So here's a problem for you...
Imagine you're captured by hm... Who's a good capturer these days ? If we were in the 70s I'd have said the aliens, and the whole thing'd have then involved the threat of... you know, probing. Yeah, right there. You know where. Yeah.
In the 80s it'd have been perhaps the Soviets, or was that in the 60s ? And in the other 80s it'd have been the Berber slavers, of course.i But what is it by now ? I suppose it's the Americans, huh. Our previously very prosperous, very successful, muchly promising colonies in North America that we had such great hopes for meanwhile turned into... well... It's a sad thing to look upon, really. Like this upper middle class white kid that had straight As in high school, moved out to college on a full scholarship + stipend and then dropped out in junior year to do drugs and live in downtown Detroit.
But sad or not, it's what it is. So imagine you're captured by a troop of savage, lawless USisans from America. These lurid, immoral rogues give you one coin, and tell you that unless you manage to come up with a perfectly balanced random number generator they'll toss you into the endless burning pit of NSA. Which... you know, isn't really all that far off.
So what do you do ? How do you turn a coin that's potentially slanted, and who knows which way, into a tool of divine fairness ?
Suppose you can't measure its slant in any way, perhaps because the coin has a mechanism inside that alters it later on, or for whatever other reason. What do you do ?
I'ma give you a little space to think it through.
Ok, so did you come up with Newman's method or not ?
If not, here's how you do it : toss the coin twice. If it comes up both heads, or both tails (no matter which), report heads. If it comes up tails and heads (no matter in which order), report tails.
Basically, you're not measuring what the coin says, but how the coin differs from itself. This allows you to abstract the coin away from the entire process, and just deal with the quantum phenomena all randomness measures.
And now for the problem, because all this has been introduction : obviously a coin is a dice, with only two faces, conveniently labeled "heads" and "tails", which is ~==== 0 and 1.
What if we used the more general case of dice ? You know, the six faceted cube sort. How do you take six dice, which may be loaded in whichever way, and come up with actually fair dice throws ?
Ok, ok, I was cheating, you can't do this with two dice (you did notice that the original coin example used one not two, right ?). But anyway, so you get one die, how do you go about it ?

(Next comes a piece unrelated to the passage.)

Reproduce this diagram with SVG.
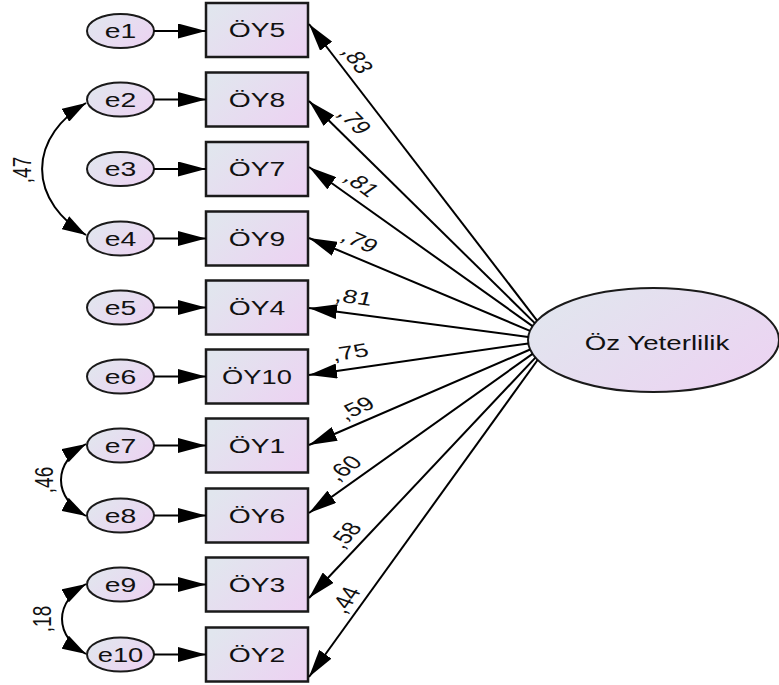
<svg xmlns="http://www.w3.org/2000/svg" width="779" height="685" viewBox="0 0 779 685">
<defs>
<linearGradient id="g" x1="0" y1="0.2" x2="1" y2="0.8">
<stop offset="0" stop-color="#e1e6ee"/>
<stop offset="1" stop-color="#ecd3f2"/>
</linearGradient>
<marker id="arr" viewBox="0 0 28 15" refX="28" refY="7.5" markerWidth="28" markerHeight="15" markerUnits="userSpaceOnUse" orient="auto-start-reverse">
<path d="M0,0 L28,7.5 L0,15 z" fill="#000"/>
</marker>
<marker id="arc" viewBox="0 0 24 15" refX="24" refY="7.5" markerWidth="24" markerHeight="15" markerUnits="userSpaceOnUse" orient="auto-start-reverse">
<path d="M0,0 L24,7.5 L0,15 z" fill="#000"/>
</marker>
</defs>
<style>
.box{fill:url(#g);stroke:#1a1a1a;stroke-width:2.5}
.ell{fill:url(#g);stroke:#1a1a1a;stroke-width:2}
.t{font-family:"Liberation Sans",Arial,sans-serif;fill:#111;text-anchor:middle}
.bt{font-size:19.5px}
.et{font-size:21px}
.lt{font-size:21px}
.nt{font-size:19px}
.ln{fill:none;stroke:#000;stroke-width:2}
.la{marker-end:url(#arr)}
.ca{marker-start:url(#arc);marker-end:url(#arc)}
</style>

<g id="latent">
<ellipse class="ell" cx="653.5" cy="340" rx="125.5" ry="52"/>
<text class="t lt" transform="translate(657,350) scale(1.32,1)">Öz Yeterlilik</text>
</g>

<g id="OY5"><rect class="box" x="206" y="3" width="102" height="54"/><text class="t bt" transform="translate(257,37) scale(1.45,1)">ÖY5</text></g>
<g id="OY8"><rect class="box" x="206" y="72.5" width="102" height="54"/><text class="t bt" transform="translate(257,106.5) scale(1.45,1)">ÖY8</text></g>
<g id="OY7"><rect class="box" x="206" y="142" width="102" height="54"/><text class="t bt" transform="translate(257,176) scale(1.45,1)">ÖY7</text></g>
<g id="OY9"><rect class="box" x="206" y="211.5" width="102" height="54"/><text class="t bt" transform="translate(257,245.5) scale(1.45,1)">ÖY9</text></g>
<g id="OY4"><rect class="box" x="206" y="280.5" width="102" height="54"/><text class="t bt" transform="translate(257,314.5) scale(1.45,1)">ÖY4</text></g>
<g id="OY10"><rect class="box" x="206" y="349.5" width="102" height="54"/><text class="t bt" transform="translate(257,383.5) scale(1.4,1)">ÖY10</text></g>
<g id="OY1"><rect class="box" x="206" y="418.5" width="102" height="54"/><text class="t bt" transform="translate(257,452.5) scale(1.45,1)">ÖY1</text></g>
<g id="OY6"><rect class="box" x="206" y="488.5" width="102" height="54"/><text class="t bt" transform="translate(257,522.5) scale(1.45,1)">ÖY6</text></g>
<g id="OY3"><rect class="box" x="206" y="557.5" width="102" height="54"/><text class="t bt" transform="translate(257,591.5) scale(1.45,1)">ÖY3</text></g>
<g id="OY2"><rect class="box" x="206" y="627.5" width="102" height="54"/><text class="t bt" transform="translate(257,661.5) scale(1.45,1)">ÖY2</text></g>

<g id="e1"><ellipse class="ell" cx="120.5" cy="31" rx="33.5" ry="17"/><text class="t et" transform="translate(120.5,38) scale(1.35,1)">e1</text></g>
<g id="e2"><ellipse class="ell" cx="120.5" cy="99.5" rx="33.5" ry="17"/><text class="t et" transform="translate(120.5,106.5) scale(1.35,1)">e2</text></g>
<g id="e3"><ellipse class="ell" cx="120.5" cy="169" rx="33.5" ry="17"/><text class="t et" transform="translate(120.5,176) scale(1.35,1)">e3</text></g>
<g id="e4"><ellipse class="ell" cx="120.5" cy="238.5" rx="33.5" ry="17"/><text class="t et" transform="translate(120.5,245.5) scale(1.35,1)">e4</text></g>
<g id="e5"><ellipse class="ell" cx="120.5" cy="307.5" rx="33.5" ry="17"/><text class="t et" transform="translate(120.5,314.5) scale(1.35,1)">e5</text></g>
<g id="e6"><ellipse class="ell" cx="120.5" cy="376.5" rx="33.5" ry="17"/><text class="t et" transform="translate(120.5,383.5) scale(1.35,1)">e6</text></g>
<g id="e7"><ellipse class="ell" cx="120.5" cy="445.5" rx="33.5" ry="17"/><text class="t et" transform="translate(120.5,452.5) scale(1.35,1)">e7</text></g>
<g id="e8"><ellipse class="ell" cx="120.5" cy="515.5" rx="33.5" ry="17"/><text class="t et" transform="translate(120.5,522.5) scale(1.35,1)">e8</text></g>
<g id="e9"><ellipse class="ell" cx="120.5" cy="584.5" rx="33.5" ry="17"/><text class="t et" transform="translate(120.5,591.5) scale(1.35,1)">e9</text></g>
<g id="e10"><ellipse class="ell" cx="120.5" cy="654.5" rx="33.5" ry="17"/><text class="t et" transform="translate(120.5,661.5) scale(1.3,1)">e10</text></g>

<g id="connectors">
<path class="ln la" d="M154,31 L206,31"/>
<path class="ln la" d="M154,99.5 L206,99.5"/>
<path class="ln la" d="M154,169 L206,169"/>
<path class="ln la" d="M154,238.5 L206,238.5"/>
<path class="ln la" d="M154,307.5 L206,307.5"/>
<path class="ln la" d="M154,376.5 L206,376.5"/>
<path class="ln la" d="M154,445.5 L206,445.5"/>
<path class="ln la" d="M154,515.5 L206,515.5"/>
<path class="ln la" d="M154,584.5 L206,584.5"/>
<path class="ln la" d="M154,654.5 L206,654.5"/>

<path class="ln la" d="M537.1,320.6 L309,24"/>
<path class="ln la" d="M534.8,323.1 L309,101"/>
<path class="ln la" d="M532.5,326.1 L309,167"/>
<path class="ln la" d="M530,330.8 L309,238"/>
<path class="ln la" d="M528.2,336.9 L309,308"/>
<path class="ln la" d="M528.3,343.4 L309,375"/>
<path class="ln la" d="M530.1,349.5 L309,445"/>
<path class="ln la" d="M532.5,353.9 L309,513"/>
<path class="ln la" d="M535.4,357.6 L309,598"/>
<path class="ln la" d="M537.6,360 L309,677"/>

<path class="ln ca" d="M86,103 A126,87 0 0,0 86,235"/>
<path class="ln ca" d="M86,444 A67,46.2 0 0,0 86,516"/>
<path class="ln ca" d="M86,584 A65.7,45.3 0 0,0 86,654"/>

<g class="t nt">
<text transform="translate(358,60) scale(1.4,1) rotate(62.1)" dy="0.35em">,83</text>
<text transform="translate(355,121) scale(1.4,1) rotate(54.9)" dy="0.35em">,79</text>
<text transform="translate(362,184) scale(1.4,1) rotate(45.9)" dy="0.35em">,81</text>
<text transform="translate(360,241) scale(1.4,1) rotate(31.4)" dy="0.35em">,79</text>
<text transform="translate(354,297) scale(1.4,1) rotate(10.8)" dy="0.35em">,81</text>
<text transform="translate(350,352) scale(1.4,1) rotate(-11.9)" dy="0.35em">,75</text>
<text transform="translate(356,408) scale(1.4,1) rotate(-32.1)" dy="0.35em">,59</text>
<text transform="translate(344,468) scale(1.4,1) rotate(-45.9)" dy="0.35em">,60</text>
<text transform="translate(345,535) scale(1.4,1) rotate(-57)" dy="0.35em">,58</text>
<text transform="translate(345,600) scale(1.4,1) rotate(-63.6)" dy="0.35em">,44</text>
<text transform="translate(22,170) scale(1.4,1) rotate(-90)" dy="0.35em">,47</text>
<text transform="translate(44,480) scale(1.4,1) rotate(-90)" dy="0.35em">,46</text>
<text transform="translate(42,619) scale(1.4,1) rotate(-90)" dy="0.35em">,18</text>
</g>
</g>
</svg>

———- Oh, you didn't know about this ? Sure, your grandmother's mother got herself all wet in private thinking about how these Berber guys are capturing her ship and forcing their fingers, their thick rough nubbly stubbly fingers into all the womens' vaginas. To make sure there's no jewels hidden there, you see. Because the women of the other 80s walked around with rubies and emeralds shoved up their cunts all the damned time. Didn't you know ? [↩]
Saturday, 22 March 2014
PS. Congratulations to artifexd, the first careful reader. Indeed, the Neumann coin fair-izing method consists of "if both tosses come the same, discard the set, if they come different take the first toss". Well done!